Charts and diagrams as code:
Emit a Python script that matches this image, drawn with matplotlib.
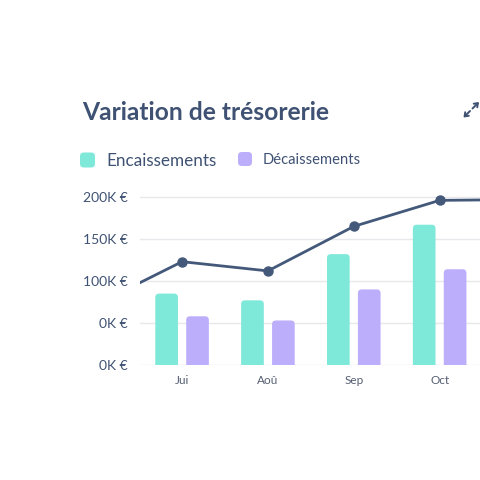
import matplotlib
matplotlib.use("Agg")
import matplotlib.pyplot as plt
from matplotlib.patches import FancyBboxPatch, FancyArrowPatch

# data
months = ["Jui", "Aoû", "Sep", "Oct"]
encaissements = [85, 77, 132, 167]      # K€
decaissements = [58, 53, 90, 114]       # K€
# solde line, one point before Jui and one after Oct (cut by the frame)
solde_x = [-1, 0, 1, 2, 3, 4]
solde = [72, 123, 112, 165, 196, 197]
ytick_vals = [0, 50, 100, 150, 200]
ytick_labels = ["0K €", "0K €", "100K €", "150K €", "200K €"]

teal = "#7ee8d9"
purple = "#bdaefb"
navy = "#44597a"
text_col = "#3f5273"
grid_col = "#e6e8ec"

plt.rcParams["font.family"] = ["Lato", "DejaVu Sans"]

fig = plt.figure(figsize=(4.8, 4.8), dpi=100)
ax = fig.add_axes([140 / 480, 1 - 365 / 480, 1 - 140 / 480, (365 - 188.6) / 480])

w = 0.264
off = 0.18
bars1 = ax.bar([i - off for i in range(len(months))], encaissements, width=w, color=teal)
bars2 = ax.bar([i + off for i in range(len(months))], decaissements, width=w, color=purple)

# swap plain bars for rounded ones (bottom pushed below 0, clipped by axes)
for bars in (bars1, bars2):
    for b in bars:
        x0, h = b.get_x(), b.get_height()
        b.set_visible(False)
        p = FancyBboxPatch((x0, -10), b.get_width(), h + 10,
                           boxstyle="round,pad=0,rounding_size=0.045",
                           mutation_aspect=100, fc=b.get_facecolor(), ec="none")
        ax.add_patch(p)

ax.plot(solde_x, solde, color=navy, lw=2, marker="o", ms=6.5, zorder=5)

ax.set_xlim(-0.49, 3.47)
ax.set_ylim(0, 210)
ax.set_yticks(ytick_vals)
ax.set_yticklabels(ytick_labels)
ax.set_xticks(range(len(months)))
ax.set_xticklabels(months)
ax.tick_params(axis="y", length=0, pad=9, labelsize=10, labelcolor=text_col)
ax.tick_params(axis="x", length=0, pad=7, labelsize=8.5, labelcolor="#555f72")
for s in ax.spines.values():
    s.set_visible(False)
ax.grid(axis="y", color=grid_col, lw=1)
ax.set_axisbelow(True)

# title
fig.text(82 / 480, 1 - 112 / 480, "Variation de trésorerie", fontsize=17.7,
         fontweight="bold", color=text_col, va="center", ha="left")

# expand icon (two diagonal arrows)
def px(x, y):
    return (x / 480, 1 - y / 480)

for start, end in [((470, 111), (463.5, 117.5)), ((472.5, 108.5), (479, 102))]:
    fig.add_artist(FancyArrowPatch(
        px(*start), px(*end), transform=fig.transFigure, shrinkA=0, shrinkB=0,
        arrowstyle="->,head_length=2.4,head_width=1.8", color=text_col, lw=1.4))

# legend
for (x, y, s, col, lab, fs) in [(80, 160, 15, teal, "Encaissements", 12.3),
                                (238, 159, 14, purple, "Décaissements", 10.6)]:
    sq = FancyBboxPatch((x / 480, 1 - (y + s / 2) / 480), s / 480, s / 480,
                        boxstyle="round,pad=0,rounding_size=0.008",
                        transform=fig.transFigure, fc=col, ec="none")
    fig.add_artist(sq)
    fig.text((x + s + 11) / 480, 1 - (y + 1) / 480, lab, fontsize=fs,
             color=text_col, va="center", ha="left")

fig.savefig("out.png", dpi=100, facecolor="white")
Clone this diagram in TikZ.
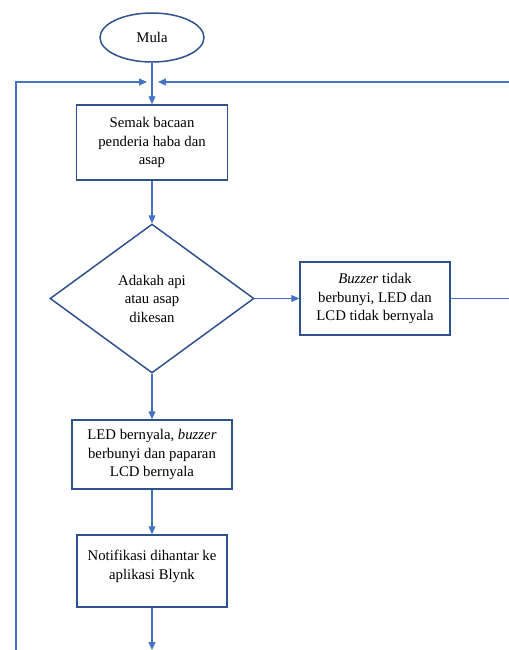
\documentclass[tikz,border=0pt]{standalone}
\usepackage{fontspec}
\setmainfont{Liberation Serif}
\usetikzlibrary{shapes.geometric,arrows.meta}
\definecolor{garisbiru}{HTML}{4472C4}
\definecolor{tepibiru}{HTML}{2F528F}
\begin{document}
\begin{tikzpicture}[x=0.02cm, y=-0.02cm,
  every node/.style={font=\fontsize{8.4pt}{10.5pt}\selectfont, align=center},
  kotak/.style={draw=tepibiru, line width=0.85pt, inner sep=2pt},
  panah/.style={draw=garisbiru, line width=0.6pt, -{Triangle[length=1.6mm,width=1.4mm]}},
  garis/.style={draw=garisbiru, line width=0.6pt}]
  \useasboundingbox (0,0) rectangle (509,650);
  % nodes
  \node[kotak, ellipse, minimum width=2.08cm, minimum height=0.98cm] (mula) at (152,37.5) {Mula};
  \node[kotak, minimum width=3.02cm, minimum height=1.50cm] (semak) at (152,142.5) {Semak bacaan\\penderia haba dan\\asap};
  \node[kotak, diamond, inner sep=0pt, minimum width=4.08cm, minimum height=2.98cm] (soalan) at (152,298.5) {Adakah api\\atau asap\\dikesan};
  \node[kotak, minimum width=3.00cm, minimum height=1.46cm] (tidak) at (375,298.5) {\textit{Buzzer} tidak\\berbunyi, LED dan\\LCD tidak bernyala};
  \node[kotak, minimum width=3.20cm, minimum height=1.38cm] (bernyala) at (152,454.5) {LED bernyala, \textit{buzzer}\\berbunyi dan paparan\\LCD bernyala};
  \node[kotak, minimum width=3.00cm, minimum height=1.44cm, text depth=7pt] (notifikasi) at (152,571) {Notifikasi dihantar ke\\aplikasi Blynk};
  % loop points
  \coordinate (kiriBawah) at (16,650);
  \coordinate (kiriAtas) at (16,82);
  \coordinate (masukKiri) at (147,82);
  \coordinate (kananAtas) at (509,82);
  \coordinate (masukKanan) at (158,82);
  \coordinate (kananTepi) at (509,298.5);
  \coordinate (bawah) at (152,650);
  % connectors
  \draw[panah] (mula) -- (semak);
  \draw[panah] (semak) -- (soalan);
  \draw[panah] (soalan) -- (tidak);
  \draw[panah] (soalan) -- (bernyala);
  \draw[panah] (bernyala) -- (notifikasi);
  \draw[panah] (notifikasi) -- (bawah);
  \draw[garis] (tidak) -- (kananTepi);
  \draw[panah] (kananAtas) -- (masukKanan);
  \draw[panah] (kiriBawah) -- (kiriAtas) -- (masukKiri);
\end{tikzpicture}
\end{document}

[GOAL]: In the entries above, find the line that contains "ax.set_axisbelow(True)", then repeat exactly every line from the first one through that line, with no pictures.

[RESULT FOR THIS EXERCISE]:
Emit a Python script that matches this image, drawn with matplotlib.
import matplotlib
matplotlib.use("Agg")
import matplotlib.pyplot as plt
from matplotlib.patches import FancyBboxPatch, FancyArrowPatch

# data
months = ["Jui", "Aoû", "Sep", "Oct"]
encaissements = [85, 77, 132, 167]      # K€
decaissements = [58, 53, 90, 114]       # K€
# solde line, one point before Jui and one after Oct (cut by the frame)
solde_x = [-1, 0, 1, 2, 3, 4]
solde = [72, 123, 112, 165, 196, 197]
ytick_vals = [0, 50, 100, 150, 200]
ytick_labels = ["0K €", "0K €", "100K €", "150K €", "200K €"]

teal = "#7ee8d9"
purple = "#bdaefb"
navy = "#44597a"
text_col = "#3f5273"
grid_col = "#e6e8ec"

plt.rcParams["font.family"] = ["Lato", "DejaVu Sans"]

fig = plt.figure(figsize=(4.8, 4.8), dpi=100)
ax = fig.add_axes([140 / 480, 1 - 365 / 480, 1 - 140 / 480, (365 - 188.6) / 480])

w = 0.264
off = 0.18
bars1 = ax.bar([i - off for i in range(len(months))], encaissements, width=w, color=teal)
bars2 = ax.bar([i + off for i in range(len(months))], decaissements, width=w, color=purple)

# swap plain bars for rounded ones (bottom pushed below 0, clipped by axes)
for bars in (bars1, bars2):
    for b in bars:
        x0, h = b.get_x(), b.get_height()
        b.set_visible(False)
        p = FancyBboxPatch((x0, -10), b.get_width(), h + 10,
                           boxstyle="round,pad=0,rounding_size=0.045",
                           mutation_aspect=100, fc=b.get_facecolor(), ec="none")
        ax.add_patch(p)

ax.plot(solde_x, solde, color=navy, lw=2, marker="o", ms=6.5, zorder=5)

ax.set_xlim(-0.49, 3.47)
ax.set_ylim(0, 210)
ax.set_yticks(ytick_vals)
ax.set_yticklabels(ytick_labels)
ax.set_xticks(range(len(months)))
ax.set_xticklabels(months)
ax.tick_params(axis="y", length=0, pad=9, labelsize=10, labelcolor=text_col)
ax.tick_params(axis="x", length=0, pad=7, labelsize=8.5, labelcolor="#555f72")
for s in ax.spines.values():
    s.set_visible(False)
ax.grid(axis="y", color=grid_col, lw=1)
ax.set_axisbelow(True)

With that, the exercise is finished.